=== Data listing ===
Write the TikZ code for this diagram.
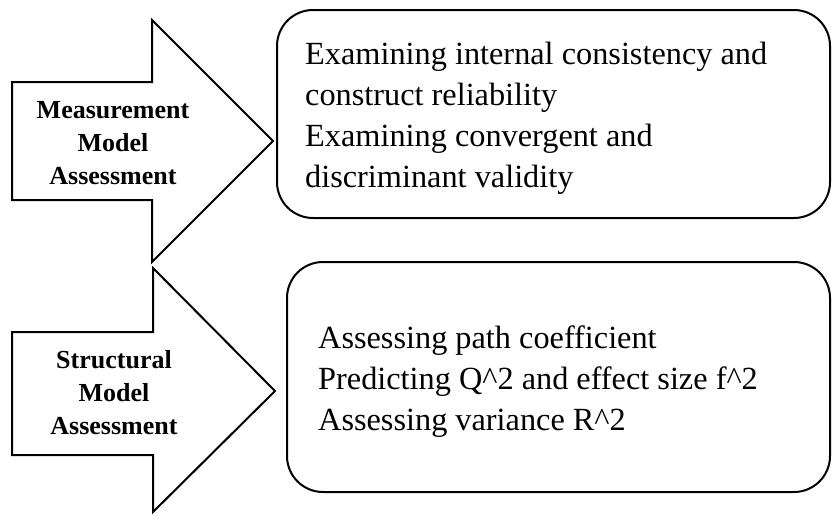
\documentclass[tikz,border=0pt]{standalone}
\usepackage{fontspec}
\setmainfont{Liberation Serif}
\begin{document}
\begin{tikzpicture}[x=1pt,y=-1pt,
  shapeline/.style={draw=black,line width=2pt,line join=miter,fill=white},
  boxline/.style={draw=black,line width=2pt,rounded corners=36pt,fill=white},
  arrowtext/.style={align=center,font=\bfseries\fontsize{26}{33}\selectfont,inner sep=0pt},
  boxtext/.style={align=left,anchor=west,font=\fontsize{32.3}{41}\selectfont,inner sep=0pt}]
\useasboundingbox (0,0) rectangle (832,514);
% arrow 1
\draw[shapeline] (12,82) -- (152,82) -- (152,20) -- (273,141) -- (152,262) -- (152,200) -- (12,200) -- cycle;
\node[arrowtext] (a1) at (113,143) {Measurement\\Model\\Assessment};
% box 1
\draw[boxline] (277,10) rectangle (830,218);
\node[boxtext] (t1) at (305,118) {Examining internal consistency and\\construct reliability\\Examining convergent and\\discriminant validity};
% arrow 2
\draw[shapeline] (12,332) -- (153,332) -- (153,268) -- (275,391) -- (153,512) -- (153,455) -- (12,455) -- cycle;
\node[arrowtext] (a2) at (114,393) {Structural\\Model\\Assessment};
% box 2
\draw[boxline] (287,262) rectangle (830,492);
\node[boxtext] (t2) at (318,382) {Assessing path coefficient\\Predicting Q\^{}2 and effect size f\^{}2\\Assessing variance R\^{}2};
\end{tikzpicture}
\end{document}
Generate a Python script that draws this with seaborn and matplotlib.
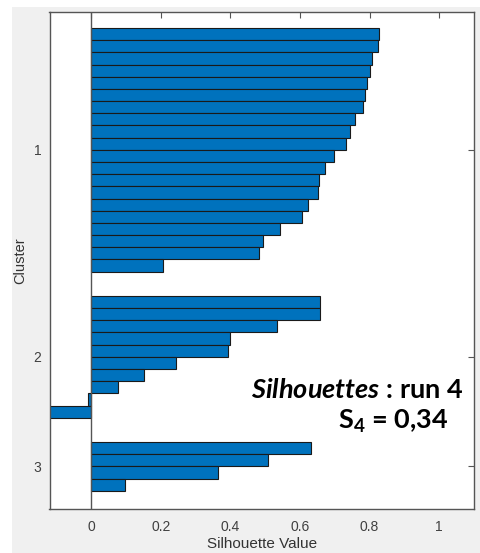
===
=== Data listing ===
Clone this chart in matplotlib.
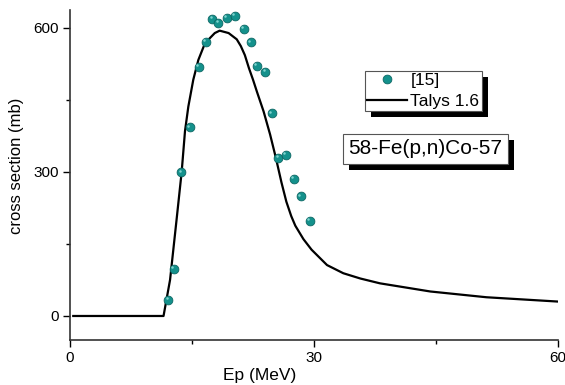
===
Task brief: Copy out each line of the records where the string "matplotlib" appears.

Final result:
Generate a Python script that draws this with seaborn and matplotlib.
Clone this chart in matplotlib.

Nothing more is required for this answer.